### Task statement
Give back exactly the lines from the one with "Output the web" through the one with "5.4, 4.4, 3.6, 3.1, 2.7, 2.5, 2.7, 3.6];", inclusive, without the images.

[Lines of data]
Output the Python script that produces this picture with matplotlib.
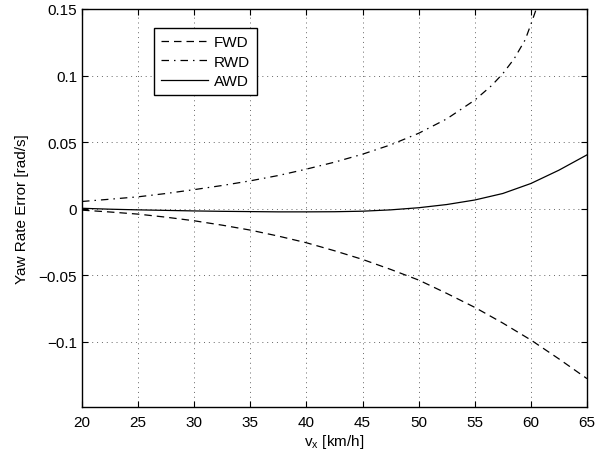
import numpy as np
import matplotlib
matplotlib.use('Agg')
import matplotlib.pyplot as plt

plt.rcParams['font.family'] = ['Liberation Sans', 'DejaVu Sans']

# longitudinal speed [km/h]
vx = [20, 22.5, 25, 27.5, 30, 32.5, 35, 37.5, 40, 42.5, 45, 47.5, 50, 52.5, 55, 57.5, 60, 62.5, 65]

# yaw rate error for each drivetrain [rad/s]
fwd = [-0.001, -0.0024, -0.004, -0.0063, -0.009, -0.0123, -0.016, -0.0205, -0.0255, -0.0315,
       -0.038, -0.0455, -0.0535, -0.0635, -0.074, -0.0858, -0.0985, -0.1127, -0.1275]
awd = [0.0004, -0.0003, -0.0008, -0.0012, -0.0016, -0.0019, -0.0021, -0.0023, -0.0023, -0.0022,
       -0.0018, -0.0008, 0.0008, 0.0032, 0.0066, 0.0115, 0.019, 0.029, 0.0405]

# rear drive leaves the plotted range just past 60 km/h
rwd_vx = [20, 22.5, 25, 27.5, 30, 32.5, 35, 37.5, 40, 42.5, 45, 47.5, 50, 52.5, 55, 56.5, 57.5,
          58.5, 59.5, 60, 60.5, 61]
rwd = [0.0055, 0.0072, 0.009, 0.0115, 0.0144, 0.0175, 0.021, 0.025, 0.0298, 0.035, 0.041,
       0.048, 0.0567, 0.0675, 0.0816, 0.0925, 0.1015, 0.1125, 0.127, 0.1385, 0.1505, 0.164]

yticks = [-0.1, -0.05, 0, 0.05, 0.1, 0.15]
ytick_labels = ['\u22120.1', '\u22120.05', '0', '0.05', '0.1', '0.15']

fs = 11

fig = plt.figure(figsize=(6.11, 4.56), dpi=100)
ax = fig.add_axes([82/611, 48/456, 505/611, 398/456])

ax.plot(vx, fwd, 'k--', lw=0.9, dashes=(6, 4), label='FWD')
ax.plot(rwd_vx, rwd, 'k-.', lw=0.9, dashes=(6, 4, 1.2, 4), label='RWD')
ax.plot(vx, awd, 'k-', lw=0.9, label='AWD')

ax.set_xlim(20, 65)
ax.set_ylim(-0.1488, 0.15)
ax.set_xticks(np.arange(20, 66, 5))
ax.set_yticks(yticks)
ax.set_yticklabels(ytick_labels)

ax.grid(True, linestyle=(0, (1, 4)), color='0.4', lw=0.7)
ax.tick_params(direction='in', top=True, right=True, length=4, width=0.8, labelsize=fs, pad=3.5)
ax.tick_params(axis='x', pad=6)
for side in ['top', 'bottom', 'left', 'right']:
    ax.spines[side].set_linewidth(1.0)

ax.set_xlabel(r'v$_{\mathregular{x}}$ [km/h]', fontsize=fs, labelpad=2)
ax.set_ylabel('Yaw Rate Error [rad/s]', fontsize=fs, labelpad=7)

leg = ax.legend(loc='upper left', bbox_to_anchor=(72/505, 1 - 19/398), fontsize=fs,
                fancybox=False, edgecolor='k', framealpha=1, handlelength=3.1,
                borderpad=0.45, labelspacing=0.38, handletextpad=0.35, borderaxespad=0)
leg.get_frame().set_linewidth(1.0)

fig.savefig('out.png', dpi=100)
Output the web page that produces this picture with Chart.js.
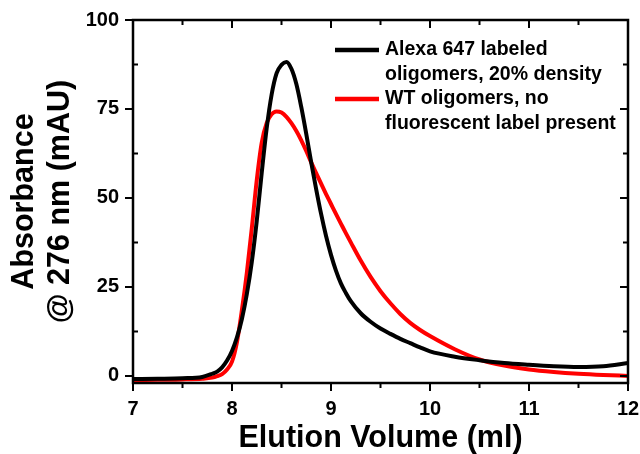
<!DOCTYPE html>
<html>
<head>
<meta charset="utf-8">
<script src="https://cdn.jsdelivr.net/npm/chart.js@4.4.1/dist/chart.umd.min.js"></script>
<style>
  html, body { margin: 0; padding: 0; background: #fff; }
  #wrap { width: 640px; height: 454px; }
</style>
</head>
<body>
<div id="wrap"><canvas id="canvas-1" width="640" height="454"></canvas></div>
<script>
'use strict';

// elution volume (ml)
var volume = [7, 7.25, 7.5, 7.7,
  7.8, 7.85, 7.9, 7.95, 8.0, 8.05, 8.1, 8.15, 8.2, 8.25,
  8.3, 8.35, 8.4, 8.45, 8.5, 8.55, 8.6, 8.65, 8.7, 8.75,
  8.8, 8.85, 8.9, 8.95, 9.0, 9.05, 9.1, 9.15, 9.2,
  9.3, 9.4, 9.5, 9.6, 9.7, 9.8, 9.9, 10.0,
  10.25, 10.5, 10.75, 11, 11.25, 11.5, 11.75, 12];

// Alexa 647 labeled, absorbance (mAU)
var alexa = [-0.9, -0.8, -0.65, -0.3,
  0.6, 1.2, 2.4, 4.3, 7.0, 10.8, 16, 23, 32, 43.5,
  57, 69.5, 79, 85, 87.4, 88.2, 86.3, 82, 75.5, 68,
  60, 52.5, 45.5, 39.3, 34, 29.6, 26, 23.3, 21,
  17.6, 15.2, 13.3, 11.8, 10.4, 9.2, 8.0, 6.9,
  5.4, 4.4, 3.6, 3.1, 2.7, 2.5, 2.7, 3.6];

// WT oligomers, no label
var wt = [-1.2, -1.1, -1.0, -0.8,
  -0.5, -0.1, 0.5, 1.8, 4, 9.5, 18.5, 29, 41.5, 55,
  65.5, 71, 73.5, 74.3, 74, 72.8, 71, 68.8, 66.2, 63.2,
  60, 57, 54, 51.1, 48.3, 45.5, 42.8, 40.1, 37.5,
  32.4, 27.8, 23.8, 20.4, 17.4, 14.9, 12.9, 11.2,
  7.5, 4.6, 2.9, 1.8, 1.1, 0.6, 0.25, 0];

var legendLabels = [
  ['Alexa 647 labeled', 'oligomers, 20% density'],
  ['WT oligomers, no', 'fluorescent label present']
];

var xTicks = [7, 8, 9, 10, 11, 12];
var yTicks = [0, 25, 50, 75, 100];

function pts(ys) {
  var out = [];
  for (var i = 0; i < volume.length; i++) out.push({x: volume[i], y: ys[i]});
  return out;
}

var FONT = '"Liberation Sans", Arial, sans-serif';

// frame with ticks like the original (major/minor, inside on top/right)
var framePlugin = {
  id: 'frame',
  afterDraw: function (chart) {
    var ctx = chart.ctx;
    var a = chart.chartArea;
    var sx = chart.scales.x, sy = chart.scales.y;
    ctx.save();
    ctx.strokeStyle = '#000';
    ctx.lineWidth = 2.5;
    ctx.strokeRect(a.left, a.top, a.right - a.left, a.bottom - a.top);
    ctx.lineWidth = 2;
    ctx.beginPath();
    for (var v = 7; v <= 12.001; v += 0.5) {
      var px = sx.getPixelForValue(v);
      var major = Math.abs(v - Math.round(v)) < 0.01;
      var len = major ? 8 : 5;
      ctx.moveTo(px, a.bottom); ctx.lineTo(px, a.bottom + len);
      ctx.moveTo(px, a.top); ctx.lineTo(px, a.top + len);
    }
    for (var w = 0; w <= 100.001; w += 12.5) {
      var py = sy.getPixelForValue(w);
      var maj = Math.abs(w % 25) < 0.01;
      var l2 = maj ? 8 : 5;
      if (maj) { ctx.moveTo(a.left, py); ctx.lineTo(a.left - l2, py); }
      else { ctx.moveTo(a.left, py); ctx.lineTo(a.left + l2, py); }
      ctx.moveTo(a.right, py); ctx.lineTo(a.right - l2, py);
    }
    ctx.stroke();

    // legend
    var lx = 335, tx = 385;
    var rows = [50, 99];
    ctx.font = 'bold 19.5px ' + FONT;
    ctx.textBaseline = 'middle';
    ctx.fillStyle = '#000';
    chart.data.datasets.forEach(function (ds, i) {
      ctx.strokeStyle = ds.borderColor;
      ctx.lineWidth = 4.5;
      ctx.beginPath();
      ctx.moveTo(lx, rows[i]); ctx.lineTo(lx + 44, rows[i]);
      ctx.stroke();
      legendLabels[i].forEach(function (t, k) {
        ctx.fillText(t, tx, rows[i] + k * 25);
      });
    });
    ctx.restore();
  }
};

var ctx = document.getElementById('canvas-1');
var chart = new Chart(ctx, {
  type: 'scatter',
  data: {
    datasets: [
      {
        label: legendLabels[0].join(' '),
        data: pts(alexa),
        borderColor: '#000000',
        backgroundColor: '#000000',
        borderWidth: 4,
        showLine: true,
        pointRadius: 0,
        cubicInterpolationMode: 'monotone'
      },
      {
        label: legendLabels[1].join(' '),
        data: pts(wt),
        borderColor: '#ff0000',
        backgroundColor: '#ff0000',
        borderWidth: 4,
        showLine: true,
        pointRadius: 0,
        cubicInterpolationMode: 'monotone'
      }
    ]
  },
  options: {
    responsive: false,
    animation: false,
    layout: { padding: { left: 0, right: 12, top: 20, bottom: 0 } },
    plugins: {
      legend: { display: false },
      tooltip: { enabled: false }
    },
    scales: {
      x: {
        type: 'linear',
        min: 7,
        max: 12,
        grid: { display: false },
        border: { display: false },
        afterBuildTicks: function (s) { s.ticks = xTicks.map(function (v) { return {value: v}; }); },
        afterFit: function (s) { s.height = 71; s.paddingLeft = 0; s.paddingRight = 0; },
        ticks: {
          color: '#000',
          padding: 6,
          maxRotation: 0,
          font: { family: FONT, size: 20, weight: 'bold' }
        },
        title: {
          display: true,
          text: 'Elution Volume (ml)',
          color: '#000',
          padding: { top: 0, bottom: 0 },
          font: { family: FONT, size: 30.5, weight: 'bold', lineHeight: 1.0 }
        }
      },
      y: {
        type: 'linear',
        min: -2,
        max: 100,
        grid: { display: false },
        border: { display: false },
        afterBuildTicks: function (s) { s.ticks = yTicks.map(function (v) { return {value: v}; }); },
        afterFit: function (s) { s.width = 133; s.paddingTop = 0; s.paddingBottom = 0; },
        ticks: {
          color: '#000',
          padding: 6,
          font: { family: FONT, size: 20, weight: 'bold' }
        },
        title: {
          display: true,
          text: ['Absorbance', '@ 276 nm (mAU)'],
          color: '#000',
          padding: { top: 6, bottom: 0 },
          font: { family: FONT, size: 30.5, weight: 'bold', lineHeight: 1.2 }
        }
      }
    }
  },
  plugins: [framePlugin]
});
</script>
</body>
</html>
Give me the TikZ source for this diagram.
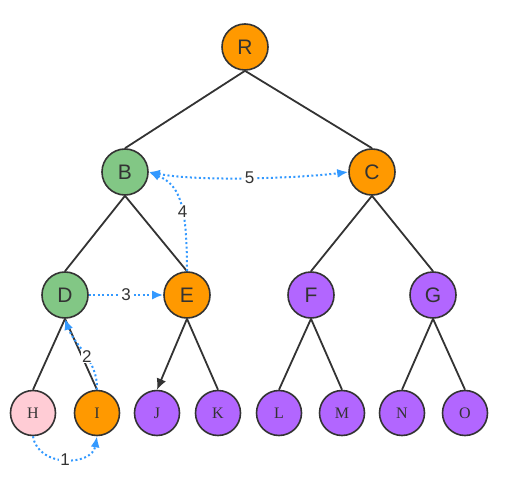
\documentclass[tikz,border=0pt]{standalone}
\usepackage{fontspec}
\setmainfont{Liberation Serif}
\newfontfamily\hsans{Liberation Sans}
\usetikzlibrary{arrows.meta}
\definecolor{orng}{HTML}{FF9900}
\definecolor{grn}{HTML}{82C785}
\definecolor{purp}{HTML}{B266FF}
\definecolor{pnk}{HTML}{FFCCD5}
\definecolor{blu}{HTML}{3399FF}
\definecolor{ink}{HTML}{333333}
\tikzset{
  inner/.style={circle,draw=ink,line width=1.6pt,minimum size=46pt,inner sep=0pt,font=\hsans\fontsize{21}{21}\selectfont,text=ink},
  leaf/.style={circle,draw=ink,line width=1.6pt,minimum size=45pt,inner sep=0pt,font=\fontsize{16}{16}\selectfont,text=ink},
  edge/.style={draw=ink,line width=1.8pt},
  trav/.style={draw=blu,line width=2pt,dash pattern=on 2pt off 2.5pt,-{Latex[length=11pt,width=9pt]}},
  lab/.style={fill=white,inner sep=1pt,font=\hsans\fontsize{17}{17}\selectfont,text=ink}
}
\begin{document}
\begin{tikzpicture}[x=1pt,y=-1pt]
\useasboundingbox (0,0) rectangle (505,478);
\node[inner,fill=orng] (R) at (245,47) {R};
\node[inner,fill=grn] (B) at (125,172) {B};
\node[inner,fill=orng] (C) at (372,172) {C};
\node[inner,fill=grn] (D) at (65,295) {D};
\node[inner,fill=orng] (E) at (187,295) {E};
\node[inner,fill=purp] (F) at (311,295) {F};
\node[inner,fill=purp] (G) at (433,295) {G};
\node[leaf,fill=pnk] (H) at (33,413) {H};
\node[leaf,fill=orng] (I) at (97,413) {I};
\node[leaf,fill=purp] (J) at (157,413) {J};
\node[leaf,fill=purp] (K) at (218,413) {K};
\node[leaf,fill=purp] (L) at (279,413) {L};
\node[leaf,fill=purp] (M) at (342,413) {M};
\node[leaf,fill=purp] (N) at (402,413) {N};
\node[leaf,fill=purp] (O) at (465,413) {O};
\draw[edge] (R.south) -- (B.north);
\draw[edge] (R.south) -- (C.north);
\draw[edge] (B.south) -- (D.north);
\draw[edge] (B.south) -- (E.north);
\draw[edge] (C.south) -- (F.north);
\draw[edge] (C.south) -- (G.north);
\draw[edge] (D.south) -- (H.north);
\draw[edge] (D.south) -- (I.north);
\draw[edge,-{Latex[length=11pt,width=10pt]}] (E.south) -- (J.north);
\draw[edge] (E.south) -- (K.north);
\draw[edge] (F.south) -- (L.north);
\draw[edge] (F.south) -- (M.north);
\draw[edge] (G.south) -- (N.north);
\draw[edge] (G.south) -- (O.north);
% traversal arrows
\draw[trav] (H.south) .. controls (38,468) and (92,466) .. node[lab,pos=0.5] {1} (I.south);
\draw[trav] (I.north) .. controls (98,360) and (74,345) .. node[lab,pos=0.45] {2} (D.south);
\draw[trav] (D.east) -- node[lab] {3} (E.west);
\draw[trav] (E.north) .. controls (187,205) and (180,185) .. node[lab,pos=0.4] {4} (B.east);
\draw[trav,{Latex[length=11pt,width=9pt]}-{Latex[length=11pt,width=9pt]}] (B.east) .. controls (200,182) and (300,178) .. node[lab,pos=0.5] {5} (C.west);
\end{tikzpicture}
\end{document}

### Exercise answer
Output the web page that produces this picture with Chart.js.
<!DOCTYPE html>
<html>
<head>
<meta charset="utf-8">
<script src="https://cdn.jsdelivr.net/npm/chart.js@4.4.1/dist/chart.umd.min.js"></script>
<style>
  html, body { margin: 0; padding: 0; background: #fff; }
  #wrap { width: 640px; height: 454px; }
</style>
</head>
<body>
<div id="wrap"><canvas id="canvas-1" width="640" height="454"></canvas></div>
<script>
'use strict';

// elution volume (ml)
var volume = [7, 7.25, 7.5, 7.7,
  7.8, 7.85, 7.9, 7.95, 8.0, 8.05, 8.1, 8.15, 8.2, 8.25,
  8.3, 8.35, 8.4, 8.45, 8.5, 8.55, 8.6, 8.65, 8.7, 8.75,
  8.8, 8.85, 8.9, 8.95, 9.0, 9.05, 9.1, 9.15, 9.2,
  9.3, 9.4, 9.5, 9.6, 9.7, 9.8, 9.9, 10.0,
  10.25, 10.5, 10.75, 11, 11.25, 11.5, 11.75, 12];

// Alexa 647 labeled, absorbance (mAU)
var alexa = [-0.9, -0.8, -0.65, -0.3,
  0.6, 1.2, 2.4, 4.3, 7.0, 10.8, 16, 23, 32, 43.5,
  57, 69.5, 79, 85, 87.4, 88.2, 86.3, 82, 75.5, 68,
  60, 52.5, 45.5, 39.3, 34, 29.6, 26, 23.3, 21,
  17.6, 15.2, 13.3, 11.8, 10.4, 9.2, 8.0, 6.9,
  5.4, 4.4, 3.6, 3.1, 2.7, 2.5, 2.7, 3.6];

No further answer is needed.